AIM –
Output all the data exactly. Pictures do not belong in the copy.
- - - -
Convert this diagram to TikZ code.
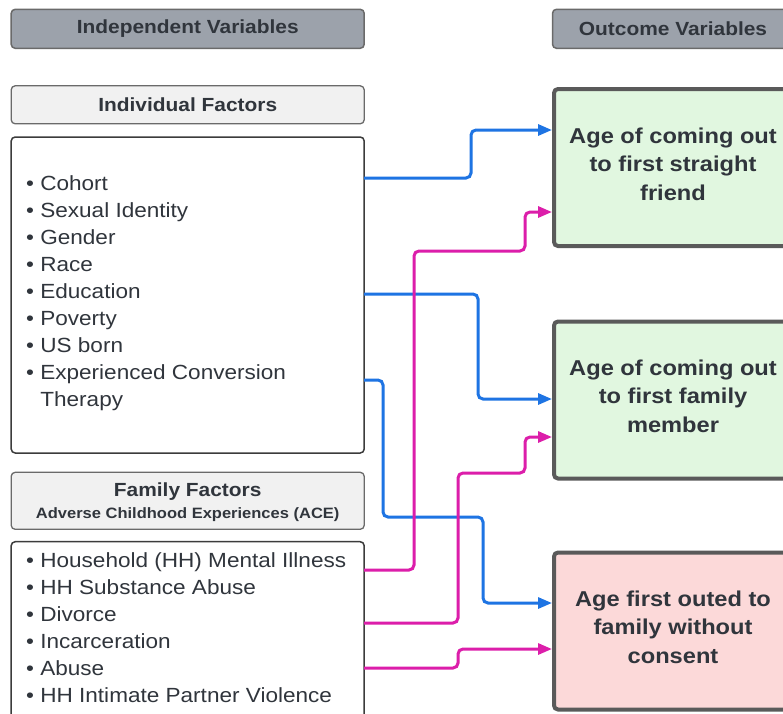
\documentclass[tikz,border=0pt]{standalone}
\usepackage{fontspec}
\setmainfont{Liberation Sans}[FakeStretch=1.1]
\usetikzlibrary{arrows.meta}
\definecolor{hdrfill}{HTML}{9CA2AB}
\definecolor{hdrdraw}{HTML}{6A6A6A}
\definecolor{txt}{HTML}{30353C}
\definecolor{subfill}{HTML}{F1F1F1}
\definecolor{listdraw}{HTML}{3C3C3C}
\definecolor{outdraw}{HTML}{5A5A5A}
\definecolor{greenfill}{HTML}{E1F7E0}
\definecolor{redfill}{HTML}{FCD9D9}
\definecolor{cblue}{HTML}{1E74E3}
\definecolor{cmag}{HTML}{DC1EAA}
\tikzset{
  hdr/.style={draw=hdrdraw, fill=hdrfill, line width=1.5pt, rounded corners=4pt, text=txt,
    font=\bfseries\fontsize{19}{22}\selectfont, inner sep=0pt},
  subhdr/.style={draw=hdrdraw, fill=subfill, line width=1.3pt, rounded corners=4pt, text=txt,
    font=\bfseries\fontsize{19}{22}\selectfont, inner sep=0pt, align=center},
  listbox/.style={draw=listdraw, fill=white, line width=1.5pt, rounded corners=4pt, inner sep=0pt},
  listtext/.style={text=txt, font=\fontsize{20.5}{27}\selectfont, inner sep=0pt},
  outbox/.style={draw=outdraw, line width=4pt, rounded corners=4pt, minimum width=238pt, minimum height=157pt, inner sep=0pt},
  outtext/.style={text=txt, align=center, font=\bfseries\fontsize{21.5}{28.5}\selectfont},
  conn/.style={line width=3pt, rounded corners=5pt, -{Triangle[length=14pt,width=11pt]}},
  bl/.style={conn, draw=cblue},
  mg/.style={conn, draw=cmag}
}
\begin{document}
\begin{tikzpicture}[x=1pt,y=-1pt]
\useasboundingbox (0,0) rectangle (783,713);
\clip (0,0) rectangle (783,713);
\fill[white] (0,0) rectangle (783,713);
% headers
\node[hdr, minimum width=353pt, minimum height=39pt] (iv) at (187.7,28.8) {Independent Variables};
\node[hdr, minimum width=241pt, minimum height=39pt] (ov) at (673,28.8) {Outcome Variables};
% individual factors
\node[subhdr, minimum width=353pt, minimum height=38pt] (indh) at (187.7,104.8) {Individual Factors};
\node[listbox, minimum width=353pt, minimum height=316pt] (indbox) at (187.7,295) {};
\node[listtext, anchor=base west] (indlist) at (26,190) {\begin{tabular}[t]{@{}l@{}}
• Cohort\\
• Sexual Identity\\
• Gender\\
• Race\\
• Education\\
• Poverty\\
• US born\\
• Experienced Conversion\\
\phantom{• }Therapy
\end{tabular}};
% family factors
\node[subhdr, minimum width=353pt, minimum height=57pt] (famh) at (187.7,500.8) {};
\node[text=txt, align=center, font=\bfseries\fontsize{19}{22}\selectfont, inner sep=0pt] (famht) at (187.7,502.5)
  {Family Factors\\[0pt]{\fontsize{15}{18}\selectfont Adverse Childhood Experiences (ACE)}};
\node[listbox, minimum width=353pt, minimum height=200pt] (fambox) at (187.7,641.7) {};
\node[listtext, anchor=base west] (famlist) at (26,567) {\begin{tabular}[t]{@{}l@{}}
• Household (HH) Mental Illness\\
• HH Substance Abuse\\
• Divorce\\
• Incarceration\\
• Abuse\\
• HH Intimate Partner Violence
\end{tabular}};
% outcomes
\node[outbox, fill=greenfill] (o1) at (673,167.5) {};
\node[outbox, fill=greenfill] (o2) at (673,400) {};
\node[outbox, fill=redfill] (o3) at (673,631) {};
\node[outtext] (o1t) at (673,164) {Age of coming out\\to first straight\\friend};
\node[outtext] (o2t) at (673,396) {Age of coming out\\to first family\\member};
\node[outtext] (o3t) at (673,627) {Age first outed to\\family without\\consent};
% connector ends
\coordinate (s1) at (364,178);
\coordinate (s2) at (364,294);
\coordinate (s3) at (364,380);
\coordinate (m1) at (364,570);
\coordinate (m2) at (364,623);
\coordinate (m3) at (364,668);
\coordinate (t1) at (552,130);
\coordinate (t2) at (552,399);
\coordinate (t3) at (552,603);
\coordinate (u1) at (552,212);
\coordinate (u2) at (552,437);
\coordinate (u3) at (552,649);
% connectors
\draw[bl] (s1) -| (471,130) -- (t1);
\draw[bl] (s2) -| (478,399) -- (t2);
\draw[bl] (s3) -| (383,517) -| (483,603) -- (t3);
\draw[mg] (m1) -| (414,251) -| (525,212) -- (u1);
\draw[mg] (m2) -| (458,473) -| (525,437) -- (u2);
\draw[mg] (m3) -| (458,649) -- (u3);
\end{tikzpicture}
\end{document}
- - - -
OUTPUT FOR THIS EXERCISE –
Convert this diagram to TikZ code.
\documentclass[tikz,border=0pt]{standalone}
\usepackage{fontspec}
\setmainfont{Liberation Sans}[FakeStretch=1.1]
\usetikzlibrary{arrows.meta}
\definecolor{hdrfill}{HTML}{9CA2AB}
\definecolor{hdrdraw}{HTML}{6A6A6A}
\definecolor{txt}{HTML}{30353C}
\definecolor{subfill}{HTML}{F1F1F1}
\definecolor{listdraw}{HTML}{3C3C3C}
\definecolor{outdraw}{HTML}{5A5A5A}
\definecolor{greenfill}{HTML}{E1F7E0}
\definecolor{redfill}{HTML}{FCD9D9}
\definecolor{cblue}{HTML}{1E74E3}
\definecolor{cmag}{HTML}{DC1EAA}
\tikzset{
  hdr/.style={draw=hdrdraw, fill=hdrfill, line width=1.5pt, rounded corners=4pt, text=txt,
    font=\bfseries\fontsize{19}{22}\selectfont, inner sep=0pt},
  subhdr/.style={draw=hdrdraw, fill=subfill, line width=1.3pt, rounded corners=4pt, text=txt,
    font=\bfseries\fontsize{19}{22}\selectfont, inner sep=0pt, align=center},
  listbox/.style={draw=listdraw, fill=white, line width=1.5pt, rounded corners=4pt, inner sep=0pt},
  listtext/.style={text=txt, font=\fontsize{20.5}{27}\selectfont, inner sep=0pt},
  outbox/.style={draw=outdraw, line width=4pt, rounded corners=4pt, minimum width=238pt, minimum height=157pt, inner sep=0pt},
  outtext/.style={text=txt, align=center, font=\bfseries\fontsize{21.5}{28.5}\selectfont},
  conn/.style={line width=3pt, rounded corners=5pt, -{Triangle[length=14pt,width=11pt]}},
  bl/.style={conn, draw=cblue},
  mg/.style={conn, draw=cmag}
}
\begin{document}
\begin{tikzpicture}[x=1pt,y=-1pt]
\useasboundingbox (0,0) rectangle (783,713);
\clip (0,0) rectangle (783,713);
\fill[white] (0,0) rectangle (783,713);
% headers
\node[hdr, minimum width=353pt, minimum height=39pt] (iv) at (187.7,28.8) {Independent Variables};
\node[hdr, minimum width=241pt, minimum height=39pt] (ov) at (673,28.8) {Outcome Variables};
% individual factors
\node[subhdr, minimum width=353pt, minimum height=38pt] (indh) at (187.7,104.8) {Individual Factors};
\node[listbox, minimum width=353pt, minimum height=316pt] (indbox) at (187.7,295) {};
\node[listtext, anchor=base west] (indlist) at (26,190) {\begin{tabular}[t]{@{}l@{}}
• Cohort\\
• Sexual Identity\\
• Gender\\
• Race\\
• Education\\
• Poverty\\
• US born\\
• Experienced Conversion\\
\phantom{• }Therapy
\end{tabular}};
% family factors
\node[subhdr, minimum width=353pt, minimum height=57pt] (famh) at (187.7,500.8) {};
\node[text=txt, align=center, font=\bfseries\fontsize{19}{22}\selectfont, inner sep=0pt] (famht) at (187.7,502.5)
  {Family Factors\\[0pt]{\fontsize{15}{18}\selectfont Adverse Childhood Experiences (ACE)}};
\node[listbox, minimum width=353pt, minimum height=200pt] (fambox) at (187.7,641.7) {};
\node[listtext, anchor=base west] (famlist) at (26,567) {\begin{tabular}[t]{@{}l@{}}
• Household (HH) Mental Illness\\
• HH Substance Abuse\\
• Divorce\\
• Incarceration\\
• Abuse\\
• HH Intimate Partner Violence
\end{tabular}};
% outcomes
\node[outbox, fill=greenfill] (o1) at (673,167.5) {};
\node[outbox, fill=greenfill] (o2) at (673,400) {};
\node[outbox, fill=redfill] (o3) at (673,631) {};
\node[outtext] (o1t) at (673,164) {Age of coming out\\to first straight\\friend};
\node[outtext] (o2t) at (673,396) {Age of coming out\\to first family\\member};
\node[outtext] (o3t) at (673,627) {Age first outed to\\family without\\consent};
% connector ends
\coordinate (s1) at (364,178);
\coordinate (s2) at (364,294);
\coordinate (s3) at (364,380);
\coordinate (m1) at (364,570);
\coordinate (m2) at (364,623);
\coordinate (m3) at (364,668);
\coordinate (t1) at (552,130);
\coordinate (t2) at (552,399);
\coordinate (t3) at (552,603);
\coordinate (u1) at (552,212);
\coordinate (u2) at (552,437);
\coordinate (u3) at (552,649);
% connectors
\draw[bl] (s1) -| (471,130) -- (t1);
\draw[bl] (s2) -| (478,399) -- (t2);
\draw[bl] (s3) -| (383,517) -| (483,603) -- (t3);
\draw[mg] (m1) -| (414,251) -| (525,212) -- (u1);
\draw[mg] (m2) -| (458,473) -| (525,437) -- (u2);
\draw[mg] (m3) -| (458,649) -- (u3);
\end{tikzpicture}
\end{document}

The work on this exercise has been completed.